JAKARTA-Nilai tukar rupiah terhadap dolar Amerika Serikat (AS) di pasar spot antarbank Jakarta kembali menyentuh level terendah pada perdagangan Rabu (19/8). Mata uang garuda ini terus mengalami tekanan hingga mendekati level Rp 14.000 per dolar AS.
Anggota Komisi XI DPR RI FPDI Perjuangan, Andreas Eddy Susetyo meminta pemerintah menunjukkan sikap serius mempertahankan nilai tukar rupiah guna mengembalikan kepercayaan. Apalagi, sentiman pasar terhadap nilai tukar rupiah saat ini telanjur negatif.
Seperti diketahui, dalam Pidato Pengantar RAPBN 2016, pemerintah mematok asumsi nilai tukar sebesar Rp 13.400 per dolar AS. Angka ini memang sesuai batas atas asumsi makro (Rp 13.000-Rp 13.400) yang telah dibicarakan dengan DPR. “Ini langkah berani. Tetapi harus dibarengi dengan keseriusan pemerintah mempertahankan nilai tukar rupiah ini,” tegas Andreas yang juga alumni Massachusetts Institute of Technology, Amerika Serikat dalam keterangan tertulisnya di Jakarta, Rabu (19/8).
Namun demikian jelasnya, upaya menjaga nilai tukar rupiah bukanlah hal yang mudah. Karena saat ini ada indikasi kuat telah terjadi perang mata uang (currency war) antara Yuan Tiongkok dan dolar AS.
Sebagaimana diketahui Tiongkok sudah mendevaluasi mata uangnya terhadap dolar AS yang memengaruhi nilai tukar internasional.
Menurutnya, posisi Indonesia yang memiliki kaitan bilateral baik dengan Tiongkok maupun AS mengakibatkan nilai tukar terombang-ambing dalam ketidakpastian. “Jika Pemerintah tidak tegas mengambi sikap, nilai tukar rupiah akan selalu berada di posisi tidak pasti dan efeknya pelaku bisnis juga mengalami situasi yang tidak kondusif,” tutur anggota Komisi Keuangan, Perencanaan Pembangunan, Perbankan DPR ini.
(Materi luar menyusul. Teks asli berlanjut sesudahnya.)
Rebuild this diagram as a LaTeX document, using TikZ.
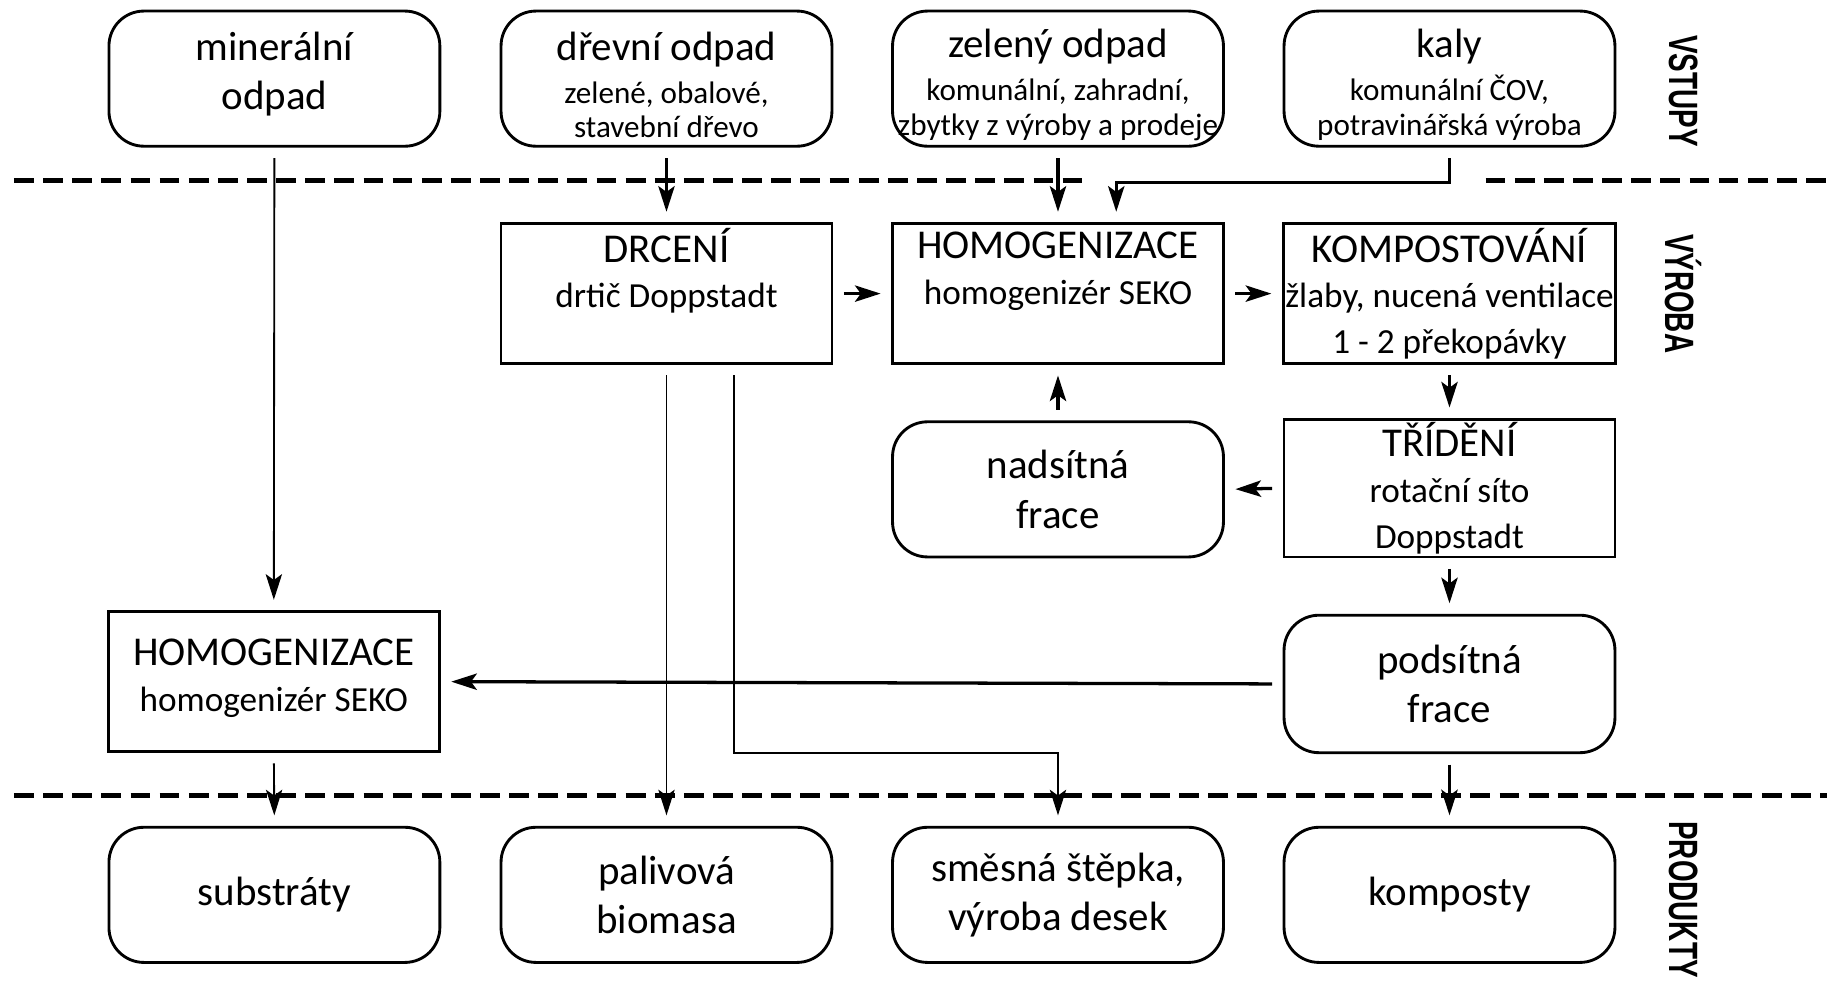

Sementara itu, terkait dengan harga minyak, Andreas mengaku keputusan pemerintah sudah tepat. Pemerintah mengambil batas bawah sebesar USD 60 / barel dari asumsi makro USD 60-USD 70/barel.
Namun gelojak internasional perlu diantisipasi terutama apabila senat AS menyetujui ditetapkannya perjanjian bilateral antara AS dan Iran. “Jika hal itu terjadi, minyak Iran akan membanjiri pasar yang otomatis menyebabkan harga minyak anjlok,” urai politisi asal Dapil Jatim V
Untuk itu, perlu ada skenario agar merosotnya harga mintak dunia dan rupiah tidak berimbas terlalu jauh ke sektor ekspor Indonesia. Sebab Indonesia mengandalkan ekspor komoditas dimana pasar komoditas ini akan terpukul apabila harga minyak dunia merosot.
Kendati menghadapi isu-isu krusial, Andreas mengapresiasi pemerintah merancang asumsi makro dan anggaran yang lebih realistis. Seperti tingkat pertumbuhan menjadi 5.5% pada tahun 2016 dari range 5,5%-6% dalam kerangka ekonomi makro dengan asumsi kondisi ekspor dan impor membaik. “Namun target ini akan susah tercapai apabila tanpa extra effort karena itu pemerintah perlu menjelaskan sumber pertumbuhan baru,” pungkasnya.